▶ _Task instructions_
Produce an exact transcription of the listing below, omitting the pictures.

▶ _Data excerpt_
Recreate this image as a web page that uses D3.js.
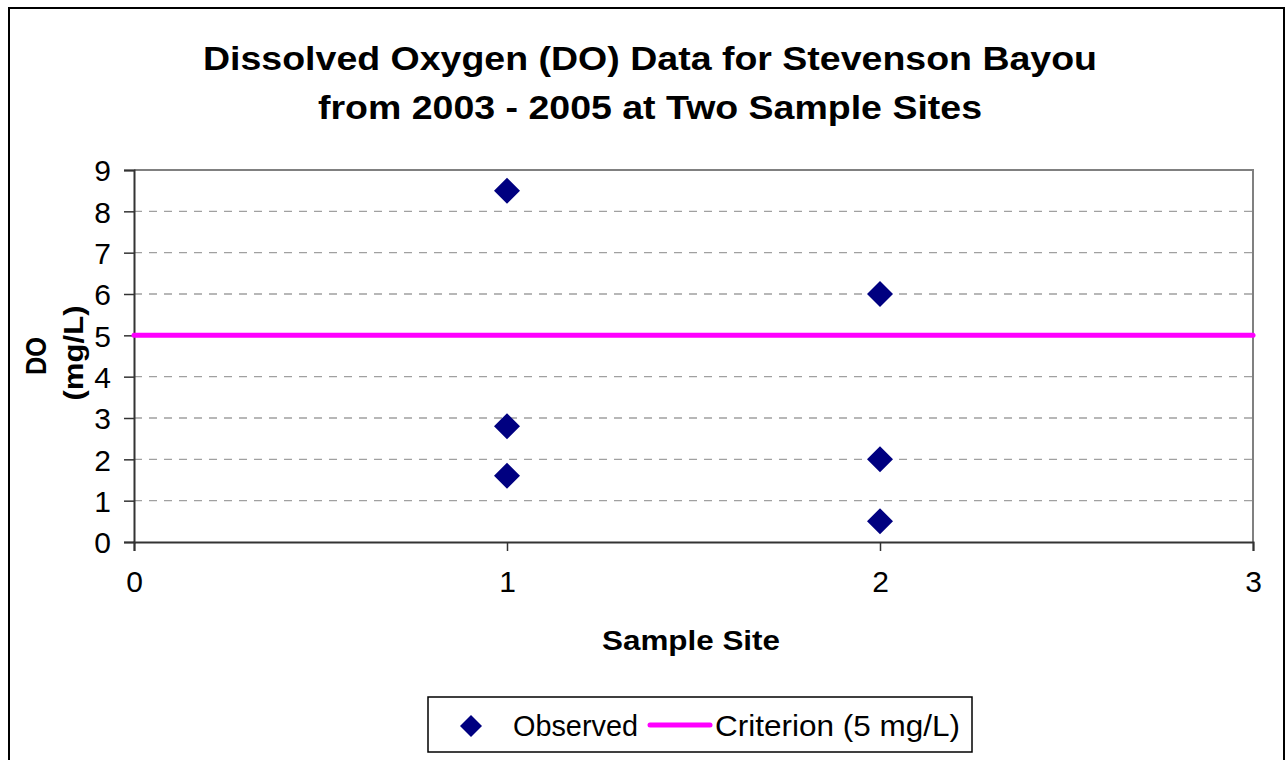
<!DOCTYPE html>
<html>
<head>
<meta charset="utf-8">
<script src="https://cdn.jsdelivr.net/npm/d3@7"></script>
<style>
  html, body { margin: 0; padding: 0; background: #fff; }
  svg { display: block; }
  text { font-family: "Liberation Sans", Arial, sans-serif; fill: #000; }
</style>
</head>
<body>
<svg id="chart" width="1286" height="760"></svg>
<script>
// ---- data ----
const titleLines = ["Dissolved Oxygen (DO) Data for Stevenson Bayou", "from 2003 - 2005 at Two Sample Sites"];
const xLabel = "Sample Site";
const yLabelLines = ["DO", "(mg/L)"];
const siteX = [1, 1, 1, 2, 2, 2];
const observedDO = [8.5, 2.8, 1.6, 6.0, 2.0, 0.5];
const criterionX = [0, 3];
const criterionY = [5, 5];
const xTicks = [0, 1, 2, 3];
const yTicks = [0, 1, 2, 3, 4, 5, 6, 7, 8, 9];
const legendLabels = ["Observed", "Criterion (5 mg/L)"];

// ---- layout ----
const svg = d3.select("#chart");
const plot = { left: 134, right: 1253, top: 170, bottom: 542 };
const x = d3.scaleLinear().domain([0, 3]).range([plot.left, plot.right]);
const y = d3.scaleLinear().domain([0, 9]).range([plot.bottom, plot.top]);

// outer chart border (bottom edge cropped off-screen)
svg.append("rect")
  .attr("x", 9).attr("y", 8).attr("width", 1275).attr("height", 800)
  .attr("fill", "none").attr("stroke", "#000").attr("stroke-width", 2);

// title
svg.append("text").attr("x", 650).attr("y", 70).attr("text-anchor", "middle")
  .style("font-size", "34px").style("font-weight", "bold")
  .attr("textLength", 894).attr("lengthAdjust", "spacingAndGlyphs")
  .text(titleLines[0]);
svg.append("text").attr("x", 650).attr("y", 119).attr("text-anchor", "middle")
  .style("font-size", "34px").style("font-weight", "bold")
  .attr("textLength", 664).attr("lengthAdjust", "spacingAndGlyphs")
  .text(titleLines[1]);

// gridlines
svg.append("g").selectAll("line").data(yTicks.filter(d => d > 0 && d < 9)).join("line")
  .attr("x1", plot.left).attr("x2", plot.right)
  .attr("y1", d => y(d)).attr("y2", d => y(d))
  .attr("stroke", "#a0a0a0").attr("stroke-width", 1.3).attr("stroke-dasharray", "8,7");

// plot frame top/right
svg.append("path")
  .attr("d", `M${plot.left},${plot.top}H${plot.right}V${plot.bottom}`)
  .attr("fill", "none").attr("stroke", "#808080").attr("stroke-width", 2);

// axes
const yAxis = d3.axisLeft(y).tickValues(yTicks).tickSize(10).tickPadding(13).tickFormat(d3.format("d"));
const gy = svg.append("g").attr("transform", `translate(${plot.left},0)`).call(yAxis);
gy.select(".domain").attr("stroke", "#333").attr("stroke-width", 2);
gy.selectAll(".tick line").attr("stroke", "#333").attr("stroke-width", 1.5);
gy.selectAll(".tick text").style("font-size", "30px").style("font-family", "'Liberation Sans', Arial, sans-serif").attr("fill", "#000").attr("dy", "0.36em");

const xAxis = d3.axisBottom(x).tickValues(xTicks).tickSize(9).tickPadding(20).tickFormat(d3.format("d"));
const gx = svg.append("g").attr("transform", `translate(0,${plot.bottom})`).call(xAxis);
gx.select(".domain").attr("stroke", "#333").attr("stroke-width", 2);
gx.selectAll(".tick line").attr("stroke", "#333").attr("stroke-width", 1.5);
gx.selectAll(".tick text").style("font-size", "30px").style("font-family", "'Liberation Sans', Arial, sans-serif").attr("fill", "#000");

// axis titles
svg.append("text").attr("x", 691).attr("y", 650).attr("text-anchor", "middle")
  .style("font-size", "27px").style("font-weight", "bold")
  .attr("textLength", 178).attr("lengthAdjust", "spacingAndGlyphs")
  .text(xLabel);
svg.append("text").attr("transform", "translate(46,356) rotate(-90)").attr("text-anchor", "middle")
  .style("font-size", "29px").style("font-weight", "bold")
  .attr("textLength", 38).attr("lengthAdjust", "spacingAndGlyphs")
  .text(yLabelLines[0]);
svg.append("text").attr("transform", "translate(83,353) rotate(-90)").attr("text-anchor", "middle")
  .style("font-size", "28px").style("font-weight", "bold")
  .attr("textLength", 95).attr("lengthAdjust", "spacingAndGlyphs")
  .text(yLabelLines[1]);

// criterion line
const line = d3.line().x(d => x(d[0])).y(d => y(d[1]));
svg.append("path").datum(criterionX.map((d, i) => [d, criterionY[i]]))
  .attr("d", line).attr("fill", "none").attr("stroke", "#FF00FF")
  .attr("stroke-width", 5).attr("stroke-linecap", "round");

// observed points
const diamond = (cx, cy, r) => `M${cx},${cy - r}L${cx + r},${cy}L${cx},${cy + r}L${cx - r},${cy}Z`;
svg.append("g").selectAll("path").data(observedDO).join("path")
  .attr("d", (d, i) => diamond(x(siteX[i]), y(d), 13))
  .attr("fill", "#000080");

// legend
const lg = svg.append("g");
lg.append("rect").attr("x", 428).attr("y", 697).attr("width", 544).attr("height", 55)
  .attr("fill", "#fff").attr("stroke", "#000").attr("stroke-width", 1.5);
lg.append("path").attr("d", diamond(471, 726, 11)).attr("fill", "#000080");
lg.append("text").attr("x", 513).attr("y", 736).style("font-size", "29px")
  .attr("textLength", 125).attr("lengthAdjust", "spacingAndGlyphs")
  .text(legendLabels[0]);
lg.append("line").attr("x1", 650).attr("x2", 710).attr("y1", 725).attr("y2", 725)
  .attr("stroke", "#FF00FF").attr("stroke-width", 5).attr("stroke-linecap", "round");
lg.append("text").attr("x", 715).attr("y", 736).style("font-size", "29px")
  .attr("textLength", 245).attr("lengthAdjust", "spacingAndGlyphs")
  .text(legendLabels[1]);
</script>
</body>
</html>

▶ _The solution_
Recreate this image as a web page that uses D3.js.
<!DOCTYPE html>
<html>
<head>
<meta charset="utf-8">
<script src="https://cdn.jsdelivr.net/npm/d3@7"></script>
<style>
  html, body { margin: 0; padding: 0; background: #fff; }
  svg { display: block; }
  text { font-family: "Liberation Sans", Arial, sans-serif; fill: #000; }
</style>
</head>
<body>
<svg id="chart" width="1286" height="760"></svg>
<script>
// ---- data ----
const titleLines = ["Dissolved Oxygen (DO) Data for Stevenson Bayou", "from 2003 - 2005 at Two Sample Sites"];
const xLabel = "Sample Site";
const yLabelLines = ["DO", "(mg/L)"];
const siteX = [1, 1, 1, 2, 2, 2];
const observedDO = [8.5, 2.8, 1.6, 6.0, 2.0, 0.5];
const criterionX = [0, 3];
const criterionY = [5, 5];
const xTicks = [0, 1, 2, 3];
const yTicks = [0, 1, 2, 3, 4, 5, 6, 7, 8, 9];
const legendLabels = ["Observed", "Criterion (5 mg/L)"];

// ---- layout ----
const svg = d3.select("#chart");
const plot = { left: 134, right: 1253, top: 170, bottom: 542 };
const x = d3.scaleLinear().domain([0, 3]).range([plot.left, plot.right]);
const y = d3.scaleLinear().domain([0, 9]).range([plot.bottom, plot.top]);

// outer chart border (bottom edge cropped off-screen)
svg.append("rect")
  .attr("x", 9).attr("y", 8).attr("width", 1275).attr("height", 800)
  .attr("fill", "none").attr("stroke", "#000").attr("stroke-width", 2);

// title
svg.append("text").attr("x", 650).attr("y", 70).attr("text-anchor", "middle")
  .style("font-size", "34px").style("font-weight", "bold")
  .attr("textLength", 894).attr("lengthAdjust", "spacingAndGlyphs")
  .text(titleLines[0]);
svg.append("text").attr("x", 650).attr("y", 119).attr("text-anchor", "middle")
  .style("font-size", "34px").style("font-weight", "bold")
  .attr("textLength", 664).attr("lengthAdjust", "spacingAndGlyphs")
  .text(titleLines[1]);

// gridlines
svg.append("g").selectAll("line").data(yTicks.filter(d => d > 0 && d < 9)).join("line")
  .attr("x1", plot.left).attr("x2", plot.right)
  .attr("y1", d => y(d)).attr("y2", d => y(d))
  .attr("stroke", "#a0a0a0").attr("stroke-width", 1.3).attr("stroke-dasharray", "8,7");

// plot frame top/right
svg.append("path")
  .attr("d", `M${plot.left},${plot.top}H${plot.right}V${plot.bottom}`)
  .attr("fill", "none").attr("stroke", "#808080").attr("stroke-width", 2);

// axes
const yAxis = d3.axisLeft(y).tickValues(yTicks).tickSize(10).tickPadding(13).tickFormat(d3.format("d"));
const gy = svg.append("g").attr("transform", `translate(${plot.left},0)`).call(yAxis);
gy.select(".domain").attr("stroke", "#333").attr("stroke-width", 2);
gy.selectAll(".tick line").attr("stroke", "#333").attr("stroke-width", 1.5);
gy.selectAll(".tick text").style("font-size", "30px").style("font-family", "'Liberation Sans', Arial, sans-serif").attr("fill", "#000").attr("dy", "0.36em");

const xAxis = d3.axisBottom(x).tickValues(xTicks).tickSize(9).tickPadding(20).tickFormat(d3.format("d"));
const gx = svg.append("g").attr("transform", `translate(0,${plot.bottom})`).call(xAxis);
gx.select(".domain").attr("stroke", "#333").attr("stroke-width", 2);
gx.selectAll(".tick line").attr("stroke", "#333").attr("stroke-width", 1.5);
gx.selectAll(".tick text").style("font-size", "30px").style("font-family", "'Liberation Sans', Arial, sans-serif").attr("fill", "#000");

// axis titles
svg.append("text").attr("x", 691).attr("y", 650).attr("text-anchor", "middle")
  .style("font-size", "27px").style("font-weight", "bold")
  .attr("textLength", 178).attr("lengthAdjust", "spacingAndGlyphs")
  .text(xLabel);
svg.append("text").attr("transform", "translate(46,356) rotate(-90)").attr("text-anchor", "middle")
  .style("font-size", "29px").style("font-weight", "bold")
  .attr("textLength", 38).attr("lengthAdjust", "spacingAndGlyphs")
  .text(yLabelLines[0]);
svg.append("text").attr("transform", "translate(83,353) rotate(-90)").attr("text-anchor", "middle")
  .style("font-size", "28px").style("font-weight", "bold")
  .attr("textLength", 95).attr("lengthAdjust", "spacingAndGlyphs")
  .text(yLabelLines[1]);

// criterion line
const line = d3.line().x(d => x(d[0])).y(d => y(d[1]));
svg.append("path").datum(criterionX.map((d, i) => [d, criterionY[i]]))
  .attr("d", line).attr("fill", "none").attr("stroke", "#FF00FF")
  .attr("stroke-width", 5).attr("stroke-linecap", "round");

// observed points
const diamond = (cx, cy, r) => `M${cx},${cy - r}L${cx + r},${cy}L${cx},${cy + r}L${cx - r},${cy}Z`;
svg.append("g").selectAll("path").data(observedDO).join("path")
  .attr("d", (d, i) => diamond(x(siteX[i]), y(d), 13))
  .attr("fill", "#000080");

// legend
const lg = svg.append("g");
lg.append("rect").attr("x", 428).attr("y", 697).attr("width", 544).attr("height", 55)
  .attr("fill", "#fff").attr("stroke", "#000").attr("stroke-width", 1.5);
lg.append("path").attr("d", diamond(471, 726, 11)).attr("fill", "#000080");
lg.append("text").attr("x", 513).attr("y", 736).style("font-size", "29px")
  .attr("textLength", 125).attr("lengthAdjust", "spacingAndGlyphs")
  .text(legendLabels[0]);
lg.append("line").attr("x1", 650).attr("x2", 710).attr("y1", 725).attr("y2", 725)
  .attr("stroke", "#FF00FF").attr("stroke-width", 5).attr("stroke-linecap", "round");
lg.append("text").attr("x", 715).attr("y", 736).style("font-size", "29px")
  .attr("textLength", 245).attr("lengthAdjust", "spacingAndGlyphs")
  .text(legendLabels[1]);
</script>
</body>
</html>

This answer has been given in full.